SINGAPORE — Moody’s Investors Service has upgraded its outlook to stable from negative for Singapore’s banking system, in a research report released yesterday.

SINGAPORE — Moody’s Investors Service has upgraded its outlook to stable from negative for Singapore’s banking system, in a research report released yesterday.

The change in outlook reflects improving growth conditions and stabilising commodity prices that will limit a further weakening in asset quality and profitability, according to the credit ratings agency.

“Loan growth will increase mildly but be sustained by the system’s strong capital, funding and liquidity buffers,” said Mr Eugene Tarzimanov, a Moody’s vice-president and senior credit officer.

“Improving growth momentum in Singapore’s key trade partners will support export-oriented manufacturers and offset some lingering weaknesses in the local economy.”
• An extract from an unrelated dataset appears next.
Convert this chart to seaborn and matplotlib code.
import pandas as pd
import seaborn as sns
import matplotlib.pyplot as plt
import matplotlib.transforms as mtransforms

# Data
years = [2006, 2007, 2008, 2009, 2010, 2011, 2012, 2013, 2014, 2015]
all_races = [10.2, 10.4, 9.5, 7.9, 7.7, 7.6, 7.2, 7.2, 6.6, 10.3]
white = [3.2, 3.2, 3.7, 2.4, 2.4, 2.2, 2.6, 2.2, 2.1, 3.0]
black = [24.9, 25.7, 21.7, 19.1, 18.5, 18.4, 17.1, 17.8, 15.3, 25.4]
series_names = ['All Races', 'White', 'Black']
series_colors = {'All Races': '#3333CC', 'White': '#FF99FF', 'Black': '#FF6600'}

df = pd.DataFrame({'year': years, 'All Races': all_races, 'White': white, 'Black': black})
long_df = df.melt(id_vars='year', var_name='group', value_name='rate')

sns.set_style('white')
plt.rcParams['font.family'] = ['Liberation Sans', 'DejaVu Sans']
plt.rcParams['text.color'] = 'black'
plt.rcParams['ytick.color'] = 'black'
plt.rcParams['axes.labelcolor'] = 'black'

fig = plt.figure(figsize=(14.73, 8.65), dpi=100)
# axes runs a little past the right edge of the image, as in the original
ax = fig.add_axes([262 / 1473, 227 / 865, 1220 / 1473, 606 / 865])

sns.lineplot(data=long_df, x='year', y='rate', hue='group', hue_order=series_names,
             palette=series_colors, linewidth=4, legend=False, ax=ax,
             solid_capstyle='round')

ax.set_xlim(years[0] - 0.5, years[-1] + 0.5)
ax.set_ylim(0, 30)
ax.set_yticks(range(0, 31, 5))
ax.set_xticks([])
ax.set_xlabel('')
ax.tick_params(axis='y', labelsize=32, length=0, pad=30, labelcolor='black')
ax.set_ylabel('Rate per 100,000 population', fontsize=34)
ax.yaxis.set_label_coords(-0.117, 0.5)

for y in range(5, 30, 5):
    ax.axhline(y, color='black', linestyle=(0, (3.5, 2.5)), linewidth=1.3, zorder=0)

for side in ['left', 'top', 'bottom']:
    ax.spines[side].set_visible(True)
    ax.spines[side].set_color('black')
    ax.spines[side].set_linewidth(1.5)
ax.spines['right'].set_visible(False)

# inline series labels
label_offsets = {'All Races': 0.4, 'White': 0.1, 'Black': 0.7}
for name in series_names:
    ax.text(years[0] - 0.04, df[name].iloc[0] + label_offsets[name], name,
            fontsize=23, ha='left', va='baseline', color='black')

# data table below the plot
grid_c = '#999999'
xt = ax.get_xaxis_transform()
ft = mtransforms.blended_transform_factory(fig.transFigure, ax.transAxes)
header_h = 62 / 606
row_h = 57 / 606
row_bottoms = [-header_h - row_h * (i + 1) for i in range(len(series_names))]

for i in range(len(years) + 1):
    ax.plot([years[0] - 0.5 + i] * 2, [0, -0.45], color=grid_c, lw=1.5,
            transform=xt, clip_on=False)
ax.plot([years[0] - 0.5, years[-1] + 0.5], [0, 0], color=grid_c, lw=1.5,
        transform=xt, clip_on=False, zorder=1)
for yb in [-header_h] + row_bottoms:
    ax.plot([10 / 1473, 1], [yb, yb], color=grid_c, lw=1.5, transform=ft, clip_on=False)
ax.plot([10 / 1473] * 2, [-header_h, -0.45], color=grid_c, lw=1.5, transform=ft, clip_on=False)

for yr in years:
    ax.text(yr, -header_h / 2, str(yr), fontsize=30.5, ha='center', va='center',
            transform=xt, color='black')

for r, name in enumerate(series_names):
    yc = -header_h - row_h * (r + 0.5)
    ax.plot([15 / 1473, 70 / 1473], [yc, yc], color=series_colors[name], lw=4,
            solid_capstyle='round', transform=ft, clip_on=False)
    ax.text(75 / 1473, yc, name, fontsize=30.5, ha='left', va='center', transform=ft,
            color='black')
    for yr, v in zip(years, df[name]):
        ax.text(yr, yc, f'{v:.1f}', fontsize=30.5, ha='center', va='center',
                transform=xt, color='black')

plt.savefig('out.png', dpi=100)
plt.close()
The stable outlook is based on Moody’s assessment of five drivers: Operating environment, asset quality and capital, funding and liquidity, profitability and efficiency, and systemic support. All five drivers were rated stable.

Moody’s expects real gross domestic product growth in Singapore (Aaa Stable) to edge up to 2.2 per cent next year and 2.5 per cent in 2018, from 2 per cent last year.

Credit growth will also rebound to mid-single digits in this outlook, after almost flat growth last year.

Asset quality weaknesses have largely peaked, said Moody’s, in particular among oil and gas exposures.

Although problem loan ratios will still increase moderately, reflecting lingering distress in some local business segments, capitalisation will be supported by mild loan growth, stable profitability and falling credit costs.

Funding and liquidity will remain key strengths for Singapore banks, with stable loan-to-deposit ratios well below 100 per cent for the three large banking groups — DBS, OCBC and UOB, a low reliance on wholesale funding, and high proportion of liquid assets.

Moody’s expects mildly higher interest rates in Singapore, as a result of United States monetary policy tightening, to sustain banks’ interest margins.

This, together with subsiding credit costs, a mild rebound in loan growth, and higher fee income, will support the system’s profitability.

Government support for the three large Singapore banking groups will remain very high, reflecting not only their economic importance, but also the Government’s strong support capacity.

While Singapore will soon introduce an enhanced resolution regime for banks, the proposed amendments will not subject banks’ existing and prospective senior creditors and depositors to bail-in, which is in line with Moody’s expectation of strong support in this system.

Moody’s rates five banks in Singapore, which together accounted for 55 per cent of systemic domestic loans and 68 per cent of deposits as of the end of last year.

At the close of trade yesterday, DBS shares were down 0.63 per cent to S$20.47, while OCBC Bank gained 0.77 per cent to S$10.49 against the benchmark Straits Times Index, which ended 6.03 points or 0.19 per cent higher to 3210.82.